As an author of that paper, I can tell you that the code generator was rather simple and mainly used to perform loop unrolling, avoid explicit indexing, and replicate bits of code that couldn't quite be encapsulated in inline functions. It's possible to go further, but this sort of metaprogramming doesn't really eliminate the need to write in CUDA C.

For what it's worth, we long ago abandoned scala in favor of python for the code generator, just to make it more accessible to others interested in working on the project (generally particle physicists by training): http://lattice.github.com/quda/

Groxx · on Dec 14, 2011

And who writes good GPU code generators if the libraries are poorly understood and / or closed source? Certainly, generators are the way to go for a lot of uses, but not all, and someone still needs to write the generators.

melonakos · on Dec 14, 2011

Over the last 5 years, I've seen a ton of hot air blown about wrt to auto-GPU code generation. The latest hot air is about how magical directives make everything run fast.

Truth is, compilers and code generators are crappy.

If you really want to get good performance, you either have to write your own low-level GPU kernels, or use a library of functions that have already been written at a low-level.

All other hot air, while interesting, has yet to be proven at scale on more than a few limited use cases.

Another disclaimer: I work on this, http://accelereyes.com/arrayfire

sharpneli · on Dec 15, 2011

There are 2 parts in writing good GPU code, parallelizing the algorithm and writing the kernels. Automatization of one part will not save time on other.

Based on practical experience the compilers are pretty good nowadays. The fine details of the kernel do not matter that much. The performance issues tend to float around usage of local memory, bank conflicts and how much one kernel instance does work, which require hand tuning and in these cases the compilers are underperforming. Thankfully the poor kernels are 'just' constant factor in the general time complexity of the algorithm.

On higher level the most important thing is to describe the actual algorithm. If the algorithm is described as serial one there is no automated way (and most likely will not ever be general way) of parallelizing it, except running it to check data dependencies after which you already have the result, and the dependencies can change based on inputs so result of one run cannot be generalized.

This could probably be proved by similar method as with halting. The program calls the autoparallelizer and if the parallelizer says there is no data dependency between 2 parts it will make them dependent, if it says there is it will make them independent.

Thus let it be clear: There is no way whatsoever to take the hard parts away (thinking in parallel).

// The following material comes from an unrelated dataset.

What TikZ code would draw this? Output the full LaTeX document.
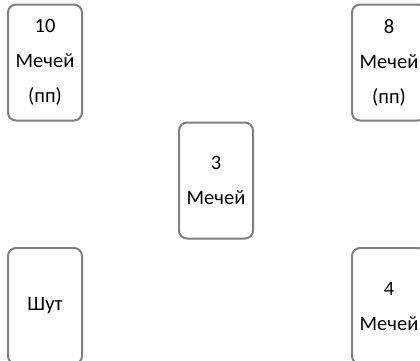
\documentclass[tikz,border=0pt]{standalone}
\usepackage{fontspec}
\setmainfont{Carlito}
\usepackage{tikz}

\begin{document}
\begin{tikzpicture}[x=1pt, y=-1pt,
card/.style={rectangle, rounded corners=8pt, draw=black!50, line width=2pt, fill=white,
  minimum width=74pt, minimum height=116pt, align=center, inner sep=0pt,
  font=\fontsize{20.5}{35}\selectfont}
]
\useasboundingbox (0,0) rectangle (420,360);
%Cards
\node[card]      (tl)     at (45,62.5)      {10\\Мечей\\(пп)};
\node[card]      (tr)     at (389,62.5)     {8\\Мечей\\(пп)};
\node[card]      (c)      at (216,180.5)    {3\\Мечей};
\node[card]      (bl)     at (45,306)       {Шут};
\node[card]      (br)     at (389,306)      {4\\Мечей};
\end{tikzpicture}
\end{document}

Nothing will take bunch of serial code in and spit parallel programs out.

andrewcooke · on Dec 14, 2011

are you confusing syntax and semantics? there's a hurdle that you need to cross with writing cuda code because it's C-like and easy to make "stupid mistakes". a code generator would help you there. but the harder part is getting the algorithm correct (and optimal, for a range of sizes of data). a generator is not so much use there (except for polymorphism, where templating helps).

or am i missing something? how do you see code generators helping you get algorithms right?

wmf · on Dec 15, 2011

Code generators like ATLAS let you generate a thousand variations of the code and pick the fastest one.